The compounding effect
Here's the part that takes a few years to see clearly.
Users-first behavior compounds. Every interaction where you tell the user something true that they didn't expect to hear, every moment where you flag a gotcha they didn't ask about, every time you walk away from a bad fit instead of forcing it through — all of those accumulate into a reputation. Not a brand-strategy reputation. A real one, in the actual heads of actual users who tell other users.
In any given B2B category, there's a small group of people who become known as the trustworthy ones. The SAs whose users come back when they change companies. The SAs whose old users introduce them to new users without being asked. The SAs whose deals tend to expand quietly over time without much commercial pressure. These people don't usually have a system for it. They have a habit of choosing the harder right answer in the small moments, sustained over years.
This is the most undersold form of compounding in the job. It doesn't show up in your quarterly numbers. It shows up in your fifth year, when half your pipeline is coming from people you worked with in your first three years. It shows up when a user you walked away from in 2022 calls you in 2026 because they've finally hit the use case where your product is actually right for them. It shows up when an AE you've never worked with messages you out of the blue because three of their prospects mentioned your name.

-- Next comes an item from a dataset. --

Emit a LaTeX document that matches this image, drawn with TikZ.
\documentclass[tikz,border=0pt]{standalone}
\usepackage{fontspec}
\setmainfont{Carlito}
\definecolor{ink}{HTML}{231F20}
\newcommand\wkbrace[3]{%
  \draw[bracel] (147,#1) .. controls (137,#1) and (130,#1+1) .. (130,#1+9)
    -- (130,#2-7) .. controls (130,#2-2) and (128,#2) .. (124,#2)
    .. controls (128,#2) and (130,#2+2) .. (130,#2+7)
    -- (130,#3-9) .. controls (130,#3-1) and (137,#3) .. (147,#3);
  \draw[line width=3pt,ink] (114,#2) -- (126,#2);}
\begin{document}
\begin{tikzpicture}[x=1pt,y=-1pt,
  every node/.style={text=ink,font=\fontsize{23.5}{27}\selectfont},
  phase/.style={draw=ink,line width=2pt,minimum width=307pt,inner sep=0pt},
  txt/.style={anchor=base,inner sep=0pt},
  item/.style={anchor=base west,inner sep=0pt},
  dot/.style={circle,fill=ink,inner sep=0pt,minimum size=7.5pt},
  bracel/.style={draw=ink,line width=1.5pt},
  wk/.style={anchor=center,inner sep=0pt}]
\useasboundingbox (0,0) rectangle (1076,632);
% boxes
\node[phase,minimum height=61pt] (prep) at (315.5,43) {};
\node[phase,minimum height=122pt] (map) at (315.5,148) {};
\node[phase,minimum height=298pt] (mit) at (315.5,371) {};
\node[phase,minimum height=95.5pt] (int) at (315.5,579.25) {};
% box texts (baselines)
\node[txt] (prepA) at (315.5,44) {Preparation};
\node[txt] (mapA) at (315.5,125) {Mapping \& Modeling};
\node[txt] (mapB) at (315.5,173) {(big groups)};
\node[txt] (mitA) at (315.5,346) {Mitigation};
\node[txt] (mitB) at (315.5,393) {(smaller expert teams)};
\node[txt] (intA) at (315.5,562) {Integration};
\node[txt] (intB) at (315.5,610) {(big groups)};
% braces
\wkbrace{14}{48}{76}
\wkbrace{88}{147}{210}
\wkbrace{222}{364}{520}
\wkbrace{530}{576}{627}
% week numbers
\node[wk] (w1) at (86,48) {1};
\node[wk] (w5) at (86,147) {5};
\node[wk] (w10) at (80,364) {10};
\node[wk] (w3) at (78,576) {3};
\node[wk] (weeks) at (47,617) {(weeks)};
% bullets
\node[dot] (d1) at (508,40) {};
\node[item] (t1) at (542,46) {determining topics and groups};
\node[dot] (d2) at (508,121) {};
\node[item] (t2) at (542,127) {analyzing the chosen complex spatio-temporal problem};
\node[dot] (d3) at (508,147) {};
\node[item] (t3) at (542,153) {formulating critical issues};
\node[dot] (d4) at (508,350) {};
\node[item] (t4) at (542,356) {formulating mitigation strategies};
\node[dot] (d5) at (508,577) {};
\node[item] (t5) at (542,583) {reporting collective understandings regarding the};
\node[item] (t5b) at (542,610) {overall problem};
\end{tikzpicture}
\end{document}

This is the most quietly satisfying experience in the entire job. It's also the kind of thing you cannot put on a quarterly review.
You can't manufacture this. You can only build it slowly, one decision at a time, by holding the line in the small moments.
A note for builders
If you're building an SA function, the leverage point for users-first behavior is hiring and tone, not policy.

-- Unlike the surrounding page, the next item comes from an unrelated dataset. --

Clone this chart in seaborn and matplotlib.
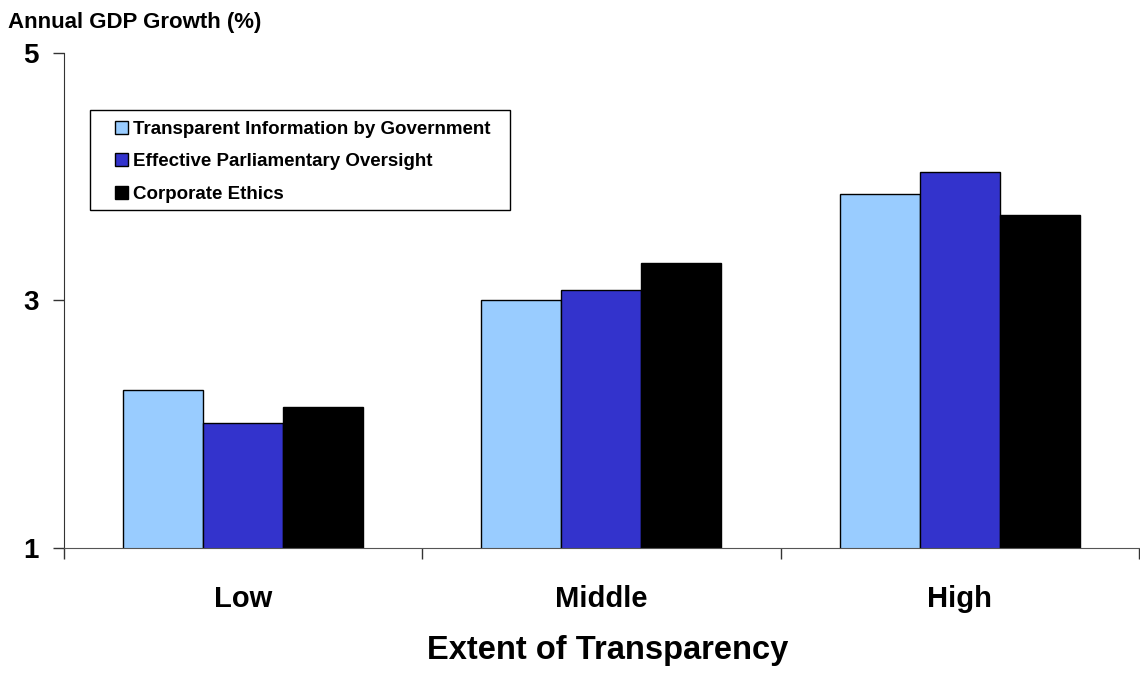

You can't write a "users first" rule that survives quarterly pressure. You can hire people whose default is already in the right place, set the tone from the top about what you actually reward, and then back the SAs when they make calls that cost you a deal in service of doing the right thing. That last one is the hardest and the most important. The first time an SA on your team walks away from a deal because the fit was wrong, what you do in that moment defines the function for the next two years. If you celebrate the call, you've built a culture. If you grumble about the lost number, you've trained the team to never do it again.

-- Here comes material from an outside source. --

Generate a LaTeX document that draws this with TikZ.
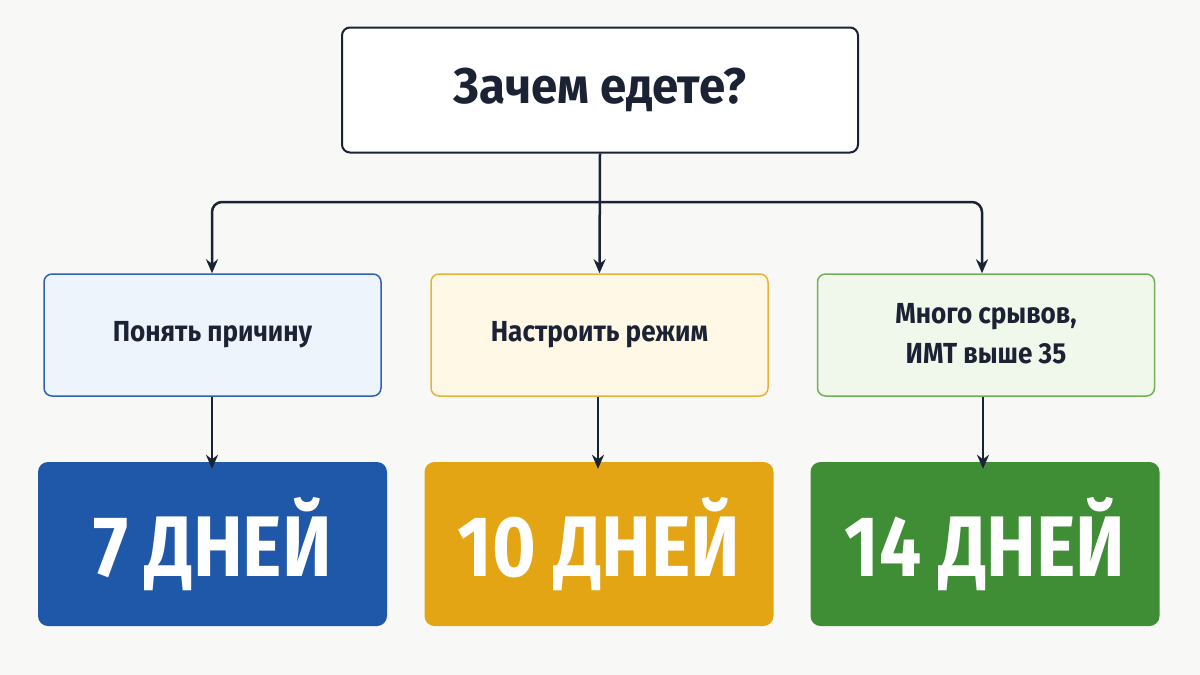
\documentclass[tikz,border=0pt]{standalone}
\usepackage{fontspec}
\setmainfont{Fira Sans}
\usetikzlibrary{arrows.meta}
\definecolor{bg}{HTML}{F8F8F6}
\definecolor{ink}{HTML}{1A2233}
\definecolor{bluef}{HTML}{EEF4FC}\definecolor{blueb}{HTML}{2F62B0}\definecolor{blued}{HTML}{1F58A8}
\definecolor{yelf}{HTML}{FFF8E6}\definecolor{yelb}{HTML}{E5B438}\definecolor{yeld}{HTML}{E3A514}
\definecolor{grnf}{HTML}{F0F7EB}\definecolor{grnb}{HTML}{72B05A}\definecolor{grnd}{HTML}{3F8E36}
\begin{document}
\begin{tikzpicture}[x=1pt,y=-1pt,
  mid/.style={draw=#1,line width=1.5pt,rounded corners=8pt,minimum width=337pt,minimum height=122pt,align=center,font=\bfseries\fontsize{29}{40}\selectfont,text=ink},
  big/.style={fill=#1,rounded corners=10pt,minimum width=349pt,minimum height=164pt,text=white,font=\bfseries\fontsize{86}{90}\selectfont},
  arr/.style={draw=ink,line width=2.5pt,-{Stealth[length=14pt,width=12pt]}}]
\fill[bg] (0,0) rectangle (1200,675);
\node[draw=ink,line width=2pt,fill=white,rounded corners=8pt,minimum width=516pt,minimum height=125pt,text=ink,font=\bfseries\fontsize{50}{56}\selectfont] (top) at (600,90) {\scalebox{0.95}[1]{Зачем едете?}};
\node[mid=blueb,fill=bluef] (m1) at (212.5,335) {\scalebox{0.9}[1]{Понять причину}};
\node[mid=yelb,fill=yelf] (m2) at (599.5,335) {\scalebox{0.9}[1]{Настроить режим}};
\node[mid=grnb,fill=grnf] (m3) at (986,335) {\scalebox{0.9}[1]{\begin{tabular}{@{}c@{}}Много срывов,\\ИМТ выше 35\end{tabular}}};
\node[big=blued] (b1) at (212.5,544) {\scalebox{0.87}[1]{7 ДНЕЙ}};
\node[big=yeld] (b2) at (599,544) {\scalebox{0.87}[1]{10 ДНЕЙ}};
\node[big=grnd] (b3) at (985,544) {\scalebox{0.87}[1]{14 ДНЕЙ}};
\coordinate (j) at (600,202);
\draw[arr] (top.south) -- (m2.north);
\draw[arr,rounded corners=10pt] (j) -- (212,202) -- (m1.north -| 212,0);
\draw[arr,rounded corners=10pt] (j) -- (982,202) -- (m3.north -| 982,0);
\draw[arr] (m1.south -| 212,0) -- ([yshift=-7pt]b1.north -| 212,0);
\draw[arr] (m2.south -| 598,0) -- ([yshift=-7pt]b2.north -| 598,0);
\draw[arr] (m3.south -| 983,0) -- ([yshift=-7pt]b3.north -| 983,0);
\end{tikzpicture}
\end{document}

The other thing you can do is design the metrics so they don't actively work against the principle. SAs who are measured purely on attached deal volume will, over time, attach to anything. SAs who are also measured on user outcomes — implementation quality, post-sale satisfaction, expansion in their accounts — will be more deliberate about which deals they're pushing through. The metrics aren't everything, but they're part of the environment, and an environment that punishes good judgment will eventually erode it.
Users first isn't a slogan. It's an organizing principle, and it survives only when the whole system around it is set up to let it survive.